======== Task inputs ========
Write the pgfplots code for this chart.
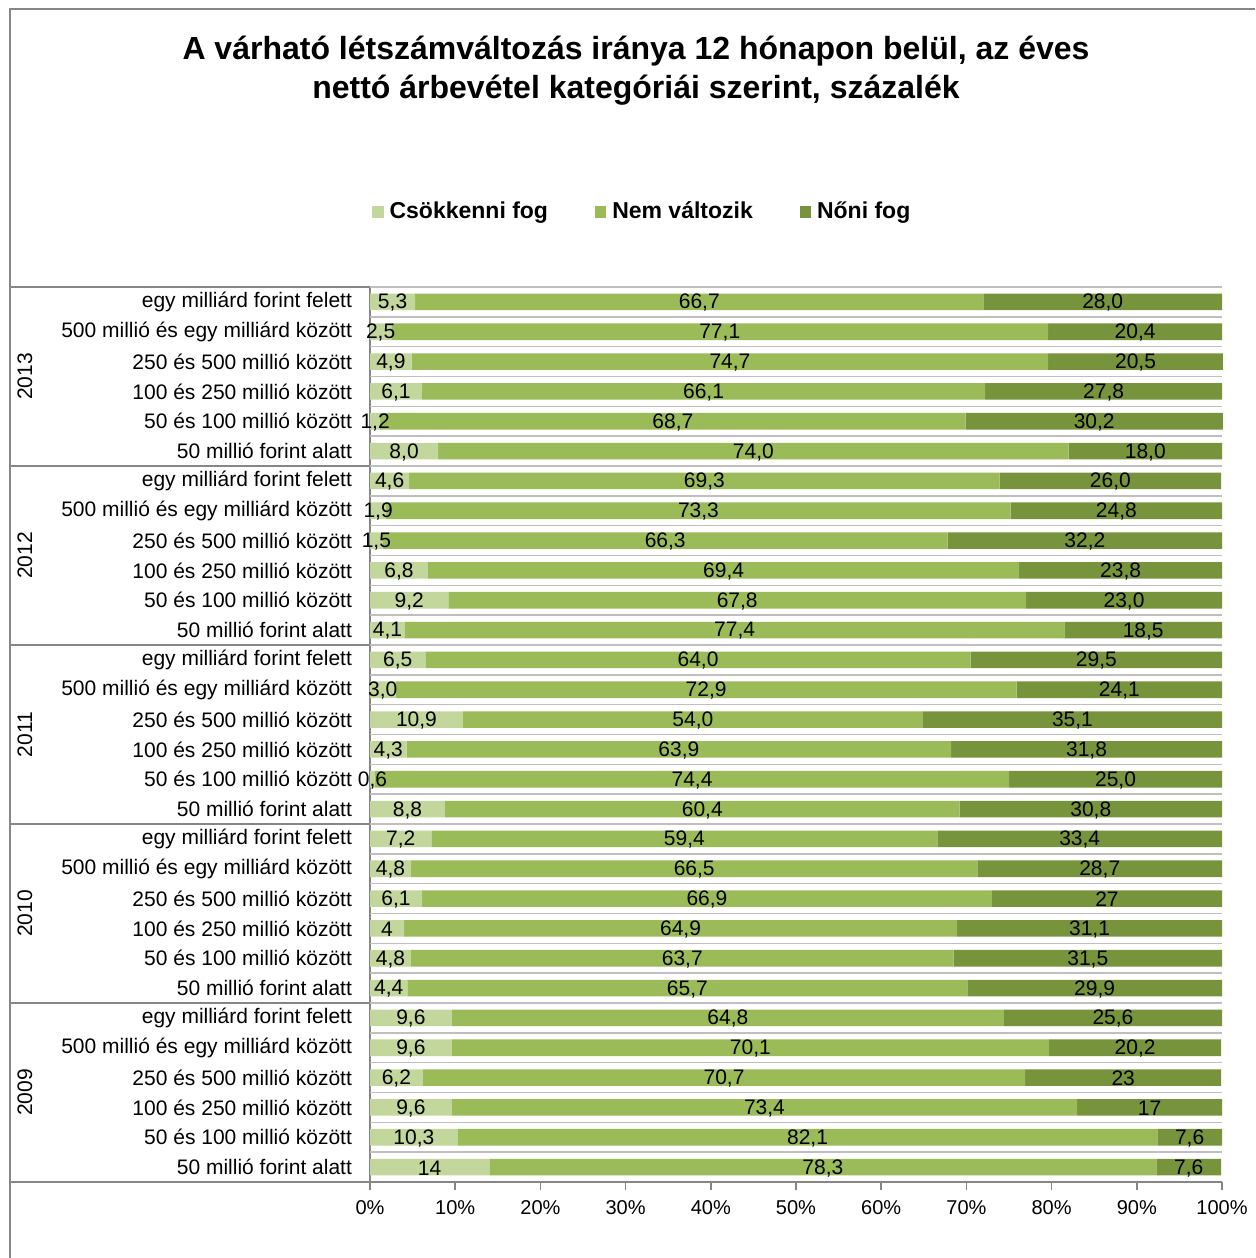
========
======== Task inputs ========
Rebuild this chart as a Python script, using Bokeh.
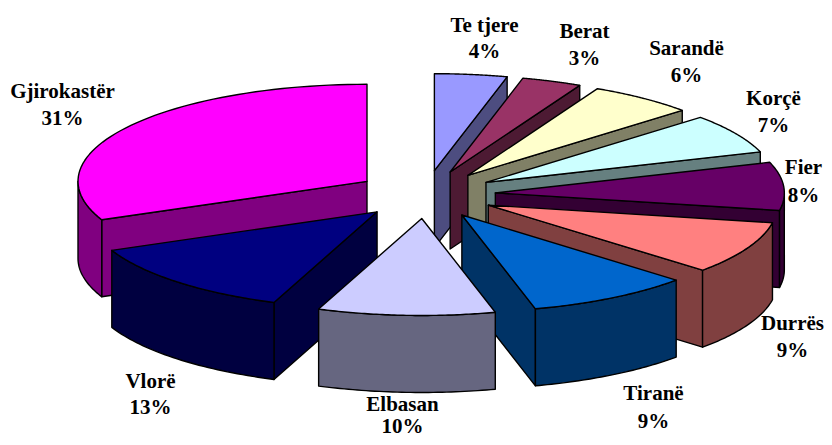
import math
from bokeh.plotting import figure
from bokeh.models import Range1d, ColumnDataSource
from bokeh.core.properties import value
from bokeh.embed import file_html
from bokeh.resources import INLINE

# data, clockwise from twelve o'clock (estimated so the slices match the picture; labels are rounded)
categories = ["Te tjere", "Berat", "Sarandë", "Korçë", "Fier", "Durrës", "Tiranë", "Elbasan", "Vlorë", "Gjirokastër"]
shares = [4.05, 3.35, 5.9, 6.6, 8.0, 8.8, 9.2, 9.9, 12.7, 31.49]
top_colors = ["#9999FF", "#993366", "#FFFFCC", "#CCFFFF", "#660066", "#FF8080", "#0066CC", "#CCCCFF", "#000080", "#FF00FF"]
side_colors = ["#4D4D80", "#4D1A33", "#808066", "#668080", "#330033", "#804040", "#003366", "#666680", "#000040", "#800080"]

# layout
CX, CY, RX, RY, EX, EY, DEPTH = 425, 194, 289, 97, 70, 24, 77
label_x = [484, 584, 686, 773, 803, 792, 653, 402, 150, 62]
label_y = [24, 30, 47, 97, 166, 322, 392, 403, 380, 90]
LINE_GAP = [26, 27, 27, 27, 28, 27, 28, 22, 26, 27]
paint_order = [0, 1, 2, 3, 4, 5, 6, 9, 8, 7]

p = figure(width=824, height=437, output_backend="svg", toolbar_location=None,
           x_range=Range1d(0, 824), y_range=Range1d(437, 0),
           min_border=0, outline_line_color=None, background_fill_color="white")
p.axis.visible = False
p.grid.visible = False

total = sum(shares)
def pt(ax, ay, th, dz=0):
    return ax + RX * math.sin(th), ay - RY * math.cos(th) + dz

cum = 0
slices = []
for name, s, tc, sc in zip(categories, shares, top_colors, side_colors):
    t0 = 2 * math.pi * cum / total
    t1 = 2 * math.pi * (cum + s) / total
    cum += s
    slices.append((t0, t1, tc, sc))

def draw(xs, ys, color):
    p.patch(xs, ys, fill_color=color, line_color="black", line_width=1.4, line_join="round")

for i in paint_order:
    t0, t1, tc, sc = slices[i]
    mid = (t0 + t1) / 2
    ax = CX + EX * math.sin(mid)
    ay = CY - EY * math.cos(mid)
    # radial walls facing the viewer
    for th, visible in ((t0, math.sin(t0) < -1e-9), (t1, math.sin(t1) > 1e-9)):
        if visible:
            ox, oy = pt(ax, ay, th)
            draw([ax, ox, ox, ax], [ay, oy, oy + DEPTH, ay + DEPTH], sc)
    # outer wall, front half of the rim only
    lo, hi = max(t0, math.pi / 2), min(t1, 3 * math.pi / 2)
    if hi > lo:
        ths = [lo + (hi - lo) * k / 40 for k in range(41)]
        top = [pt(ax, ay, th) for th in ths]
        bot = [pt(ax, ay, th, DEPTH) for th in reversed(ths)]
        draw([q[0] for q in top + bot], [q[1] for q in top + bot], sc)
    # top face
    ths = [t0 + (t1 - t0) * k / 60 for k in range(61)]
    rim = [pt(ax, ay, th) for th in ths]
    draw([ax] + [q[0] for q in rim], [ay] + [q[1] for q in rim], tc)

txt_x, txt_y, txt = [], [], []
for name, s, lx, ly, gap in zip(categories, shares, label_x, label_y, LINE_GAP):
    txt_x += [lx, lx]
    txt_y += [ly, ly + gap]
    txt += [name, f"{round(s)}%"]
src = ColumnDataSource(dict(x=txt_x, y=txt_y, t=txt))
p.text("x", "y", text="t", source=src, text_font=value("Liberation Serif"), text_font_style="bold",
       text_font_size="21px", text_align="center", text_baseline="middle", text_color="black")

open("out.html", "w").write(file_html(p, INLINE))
========
======== Task inputs ========
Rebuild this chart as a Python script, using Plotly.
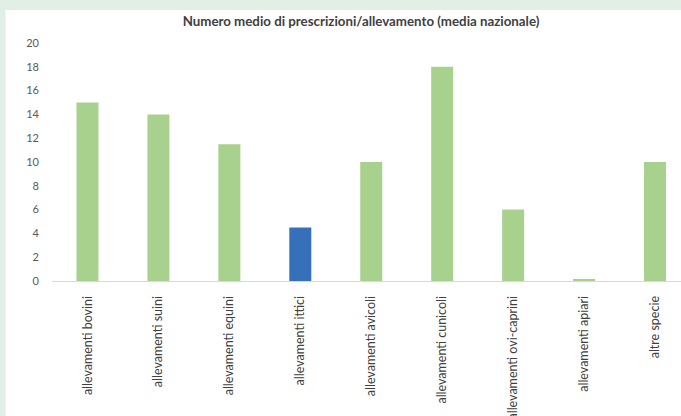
========
Task requirements
Pull out every line holding "Python" from the records above, and copy it.

Output for this exercise
Rebuild this chart as a Python script, using Bokeh.
Rebuild this chart as a Python script, using Plotly.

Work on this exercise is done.